The new LSJ from TLG

 
I would particularly commended the new online version of Liddell and Scott (LSJ), which appeared earlier this year on the website of Thesaurus Linguae Graecae (TLG). It is said to be corrected, unlike the Perseus version. There is a brief history of the TLG version of LSJ on the TLG website. It brings up the context of each quotation from the TLG database, even for non-subscribers. The ability to search definition text may also be useful, particularly to writers of Greek verse and prose (though I daresay most academics have better things to with their time than write verse like Sophocles, as schoolteachers of yore did).

Miscellaneous materials

This is a fast moving field. There are projects which will render this post obsolete fairly soon, I hope.
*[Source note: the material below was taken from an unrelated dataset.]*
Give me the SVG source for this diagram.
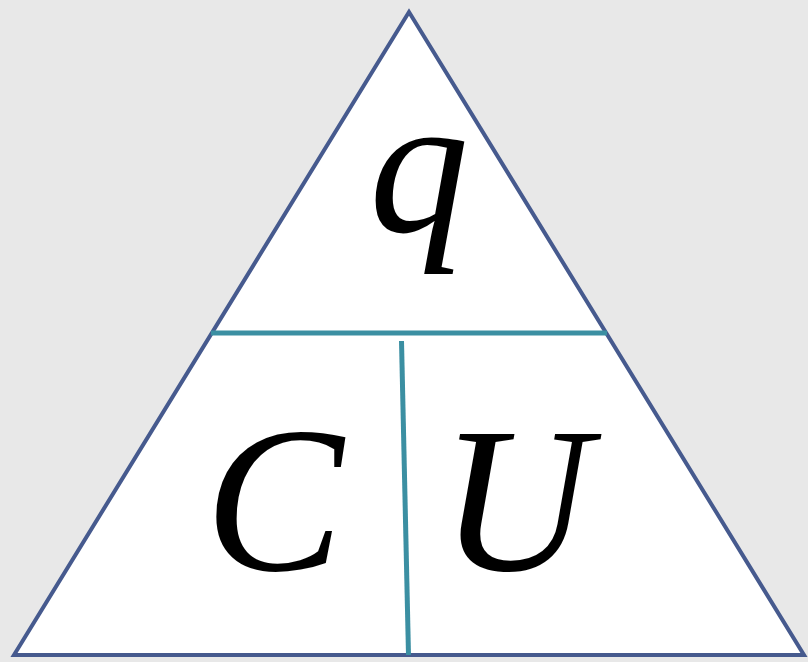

I have not attempted to cover archaeological materials, or non-Greek and Roman materials. The Stoa Consortium website is a good place to look for links for more Greek and Roman-related websites. It was there I found the Online Suda, which I have not used yet, but no doubt will be using.

For more systematic coverage of what is available on the Net, turn to the Intute Classics page. This is an admirable resource, although according their website JISC has withdrawn funding, and it will not be kept up to date. In Germany (as noted above) the state just gets on and does what is required, quietly. The rhetoric of ‘Digital Britain,’ on the other hand, (like the rhetoric of ‘Education, Education, Education!’ before it), is like a snow storm, whereas the un-thought-through consequences of decisions which seemed good at the time will be like an Iliad. (My future post on rising university fees in England is still embryonic!).

There is a wider question about why any academic monograph should have to appear in a very expensive hardback, when it might suit universities and library budgets better to provide a version for electronic book readers such as Kindle. That will come, no doubt. Those outside the university system, like the scholars and readers formerly behind the Iron curtain, and in other under-funded places, must enjoy what is available. The offering is pretty good.